Like Candace Pert and others who've been doing this work for a while, we know that this stuff is going on, but it's getting to the point where we're getting a pretty good evidence base. So I agree with you, it's exciting. But it is also a place where we can quickly diverge into the woo-woo, which doesn't mean, by the way. Sometimes the woo-woo is incredibly powerful and real. We just have to be careful. I think we call it woo-woo because it's more like just saying when I use that term, I more just go. Let's be careful here, because we don't necessarily know. So we can speculate, but let's not make things up, and so, yeah, I'm with you, it's fascinating, and I'm wondering if you have any other things to add on that particular element of this, because I do think it's important.

Speaker 2:

Well, I have two things to add. Number one thank you for calling me out on saying woo-woo. I will say woo-woo to me means I just don't understand that yet. For example, I go to the acupuncturist every month and I so strongly believe in what she does. She knows my body very well. I have zero idea where to put a needle in someone's body. I am not educated in acupuncture. Trust me, you don't want me to do acupuncture on you. I don't understand how that works. And in fact I've said to her multiple times once I finish this next doctorate, maybe down the road, I'll just go to school in acupuncture because I'm so curious.

Speaker 2:

So is that woo-woo to me? Yes, casually I would say that, but that doesn't mean I don't believe in it. It just means I don't understand it yet and we can't, as humans, understand every single thing.
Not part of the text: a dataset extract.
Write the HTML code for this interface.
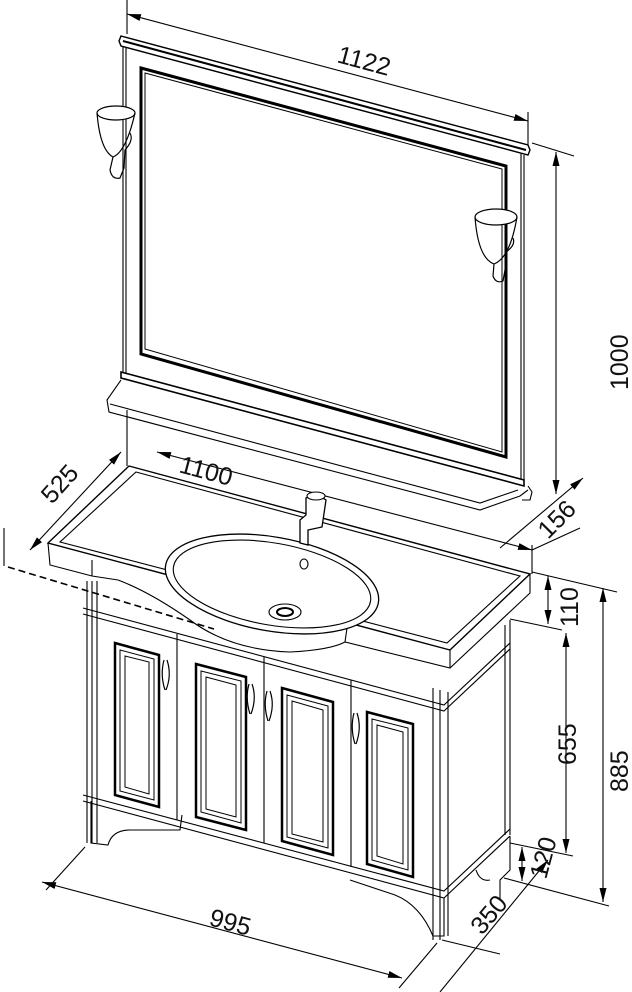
<!DOCTYPE html>
<html><head><meta charset="utf-8"><style>
html,body{margin:0;padding:0;background:#fff}
svg{display:block}
text{font-family:"Liberation Sans",sans-serif;font-size:25px;fill:#111}
</style></head><body>
<svg width="632" height="992" viewBox="0 0 632 992" xmlns="http://www.w3.org/2000/svg">
<defs>
<marker id="a" viewBox="0 0 12 6" refX="12" refY="3" markerWidth="14" markerHeight="7" orient="auto-start-reverse" markerUnits="userSpaceOnUse"><path d="M0,0L12,3L0,6z" fill="#000"/></marker>
</defs>
<g stroke="#000" stroke-width="1.1" fill="none">
<!-- 1122 dimension -->
<line x1="127" y1="0" x2="127" y2="34"/>
<line x1="528" y1="112" x2="528" y2="150"/>
<line x1="127" y1="14" x2="528" y2="121" marker-start="url(#a)" marker-end="url(#a)"/>
<!-- mirror cornice -->
<path d="M121,36 L528,145 L530,150 L528,155 L121,46 L119,41 Z" fill="#fff" stroke-width="1.4"/>
<line x1="123" y1="41" x2="526" y2="150" stroke-width="2"/>
<!-- frame -->
<line x1="123" y1="46" x2="123" y2="373"/>
<line x1="126" y1="47" x2="126" y2="373"/>
<line x1="524" y1="155" x2="524" y2="480"/>
<line x1="521" y1="154" x2="521" y2="480"/>
<!-- mirror inner -->
<path d="M141,68 L506,166 L506,457 L141,354 Z" stroke-width="3"/>
<path d="M145,73 L502,169 L502,452 L145,349 Z" stroke-width="1"/>
<!-- bottom rail & shelf -->
<path d="M121,372 L524,480 L524,486 L121,378 Z" fill="#fff" stroke-width="1.6"/>
<path d="M121,380 L107,400 L109,412 L480,510 L520,496 L528,490" fill="#fff"/>
<path d="M110,404 L480,503 L518,490"/>
<path d="M528,486 L532,492 L530,500 L522,500"/>
<!-- 1000 dimension -->
<line x1="532" y1="143" x2="574" y2="156"/>
<line x1="556" y1="152" x2="556" y2="494" marker-start="url(#a)" marker-end="url(#a)"/>
<line x1="583" y1="478" x2="500" y2="548" marker-start="url(#a)"/>
<!-- lamps -->
<g stroke-width="1.2">
<ellipse cx="116" cy="113" rx="19" ry="7" fill="#fff"/>
<path d="M97,113 Q100,150 113,157 Q126,152 135,113"/>
<path d="M113,157 L110,170 Q112,180 120,178 L124,168 L125,150 Q134,140 130,133"/>
<ellipse cx="496" cy="217" rx="21" ry="8" fill="#fff"/>
<path d="M475,217 Q478,258 494,264 Q510,258 517,217"/>
<path d="M494,264 L493,276 Q496,284 503,281 L505,270 L506,252 Q516,245 513,238"/>
</g>
<!-- 525 dimension -->
<line x1="30" y1="550" x2="121" y2="452" marker-start="url(#a)" marker-end="url(#a)"/>
<line x1="4" y1="528" x2="4" y2="566"/>
<line x1="127" y1="410" x2="127" y2="466"/>
<line x1="8" y1="567" x2="214" y2="629" stroke-dasharray="7,4" stroke-width="1.6"/>
<!-- 1100 dimension -->
<line x1="157" y1="452" x2="532" y2="550" marker-start="url(#a)" marker-end="url(#a)"/>
<line x1="532" y1="545" x2="532" y2="574"/>
<!-- 156 -->
<line x1="532" y1="550" x2="580" y2="528"/>
<!-- countertop -->
<path d="M129,466 L530,574 L450,650 L48,543 Z" fill="#fff" stroke-width="1.4"/>
<path d="M136,472 L520,576 L447,643 L60,542 Z"/>
<path d="M48,543 L50,565 L92,576 L118,580 Q150,592 190,620 Q230,650 290,652 Q330,650 345,642 L450,668 L530,593 L530,574"/>
<path d="M450,650 L450,668"/>
<path d="M92,576 L92,560 M345,642 L347,628"/>
<!-- basin -->
<ellipse cx="272" cy="584" rx="108" ry="47" transform="rotate(10 272 584)" fill="#fff" stroke-width="1.3"/>
<ellipse cx="272" cy="584" rx="100" ry="41" transform="rotate(10 272 584)"/>
<ellipse cx="285" cy="612" rx="16" ry="8"/>
<ellipse cx="285" cy="612" rx="8" ry="4" stroke-width="2"/>
<ellipse cx="304" cy="564" rx="4" ry="5"/>
<!-- faucet -->
<path d="M300,520 L300,543 L308,545 L308,530 L322,527 L326,500 L316,494 L306,498 L306,515 Z" fill="#fff" stroke-width="1.3"/>
<ellipse cx="316" cy="496" rx="9" ry="4" fill="#fff"/>
<!-- cabinet -->
<path d="M87,581 L87,843 M92,581 L92,843 M97,581 L97,843"/>
<path d="M83,608 L444,705 L510,643 M83,614 L444,711 L510,649"/>
<path d="M83,795 L444,891 L510,829 M83,801 L444,898 L510,836"/>
<path d="M433,688 L433,940 M440,690 L440,940 M448,692 L448,936"/>
<path d="M510,620 L510,835 M505,625 L505,835 M510,836 L510,870 L500,880 L500,900"/>
<path d="M177,634 L177,820 M264,657 L264,843 M351,680 L351,867"/>
<!-- door panels -->
<g stroke-width="1">
<path d="M115,643 L159,655 L159,807 L115,795 Z" stroke-width="2.5"/>
<path d="M120,650 L154,659 L154,800 L120,791 Z"/><path d="M125,656 L149,662 L149,794 L125,787 Z"/>
<path d="M196,664 L246,677 L246,830 L196,817 Z" stroke-width="2.5"/>
<path d="M201,671 L241,681 L241,823 L201,812 Z"/><path d="M206,677 L236,685 L236,817 L206,809 Z"/>
<path d="M282,688 L333,702 L333,855 L282,841 Z" stroke-width="2.5"/>
<path d="M287,695 L328,706 L328,848 L287,837 Z"/><path d="M292,701 L323,710 L323,842 L292,834 Z"/>
<path d="M367,712 L413,724 L413,877 L367,864 Z" stroke-width="2.5"/>
<path d="M372,719 L408,728 L408,870 L372,860 Z"/><path d="M377,725 L403,732 L403,864 L377,856 Z"/>
</g>
<!-- handles -->
<g stroke-width="1.2">
<path d="M164,660 Q160,675 165,690 M167,660 Q172,675 166,690"/>
<path d="M249,684 Q245,698 250,714 M252,684 Q257,698 251,714"/>
<path d="M267,691 Q263,705 268,721 M270,691 Q275,705 269,721"/>
<path d="M354,713 Q350,728 355,744 M357,713 Q362,728 356,744"/>
</g>
<!-- legs -->
<path d="M91,801 L91,843 L108,845 Q112,830 130,830 L180,830 L182,815"/>
<path d="M444,898 L444,936 L433,936 Q420,905 395,895 L350,880"/>
<path d="M476,870 Q480,882 490,880"/>
<!-- right dimensions -->
<line x1="532" y1="572" x2="617" y2="592"/>
<line x1="510" y1="619" x2="562" y2="630"/>
<line x1="548" y1="576" x2="548" y2="624" marker-start="url(#a)" marker-end="url(#a)"/>
<line x1="603" y1="588" x2="603" y2="902" marker-start="url(#a)" marker-end="url(#a)"/>
<line x1="566" y1="633" x2="566" y2="853" marker-start="url(#a)" marker-end="url(#a)"/>
<line x1="510" y1="843" x2="573" y2="856"/>
<line x1="522" y1="847" x2="522" y2="881" marker-start="url(#a)" marker-end="url(#a)"/>
<line x1="504" y1="878" x2="609" y2="906"/>
<line x1="548" y1="860" x2="440" y2="992" marker-start="url(#a)"/>
<line x1="442" y1="940" x2="500" y2="954"/>
<!-- 995 -->
<line x1="85" y1="847" x2="46" y2="890"/>
<line x1="437" y1="943" x2="399" y2="988"/>
<line x1="42" y1="882" x2="402" y2="978" marker-start="url(#a)" marker-end="url(#a)"/>
</g>
<text transform="translate(336,62) rotate(15)">1122</text>
<text transform="translate(628,390) rotate(-90)">1000</text>
<text transform="translate(52,505) rotate(-48)">525</text>
<text transform="translate(178,472) rotate(15)">1100</text>
<text transform="translate(548,540) rotate(-45)">156</text>
<text transform="translate(578,627) rotate(-90)">110</text>
<text transform="translate(628,792) rotate(-90)">885</text>
<text transform="translate(576,765) rotate(-90)">655</text>
<text transform="translate(546,880) rotate(-75)">120</text>
<text transform="translate(482,936) rotate(-50)">350</text>
<text transform="translate(208,925) rotate(15)">995</text>
</svg>
</body></html>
So that's okay. There is fake science out there, which obviously I don't promote, and there are people making things up, but woo-woo to me is still in the realm of great things. And then on Dr Joe Dispenza, I actually just saw him speak live a little while ago. I haven't seen the study that you're referencing, but I thought, because ALS is always on my mind first thing I'll do if another one of my family members is diagnosed with ALS, I'm going to send them over and get them into one of those sessions. Is diagnosed with ALS, I'm going to send them over and get them into one of those sessions because the stories that he shared anecdotally so anecdote, not science yet, but anecdotally were fantastic. So I do believe that there's a lot there.

Speaker 1:

Yeah, I could tell you, one of the reasons I have made a pretty hard right turn into this area about 10 years ago and especially over the last five pretty heavily, is for the same reasons, Anecdotally, at first seeing in my own clinical practice, but now just seeing some pretty amazing things, things that I probably wouldn't necessarily speak on this podcast yet and things because they are but things that you just can't explain, and I'm incredibly excited about what some of this might mean, but we, yeah, we do have to be careful, so yeah.

Speaker 1:

So, megan, thank you so much for being on the show. I know that you have lots of places where people can find you and you have programs that you run, so tell us a little bit about where people can find you online, how they can get involved with you and any of that kind of stuff.

Speaker 2:

Sure, well, it's been so fun. I know we could talk for hours. The easiest way to find me is on my website, thelionsshareorg. It's L-Y-O-N-S. Shareorg. Everything's there my podcast. I've been blogging every week since 2013. So lots of free stuff on there how to work with my team and I. Social media links everything is right up there.

Speaker 1:

Perfect TheLionsharecom, or is it just Lionshareorg?

Speaker 2:

TheLionshareorg. Yes, the benefits in quotes. I'm winking of starting your website when you are still management consulting and didn't actually think you were going to make this a job. You just get the org, but it stuck by me for all of those years and I'm keeping it. Thelionshareorg.

Speaker 1:

I love it. Megan Lyons, thank you so much for being here and do me a favor, stay on the line. Just we're going to make sure this uploads and for all of you, thank you for hanging out.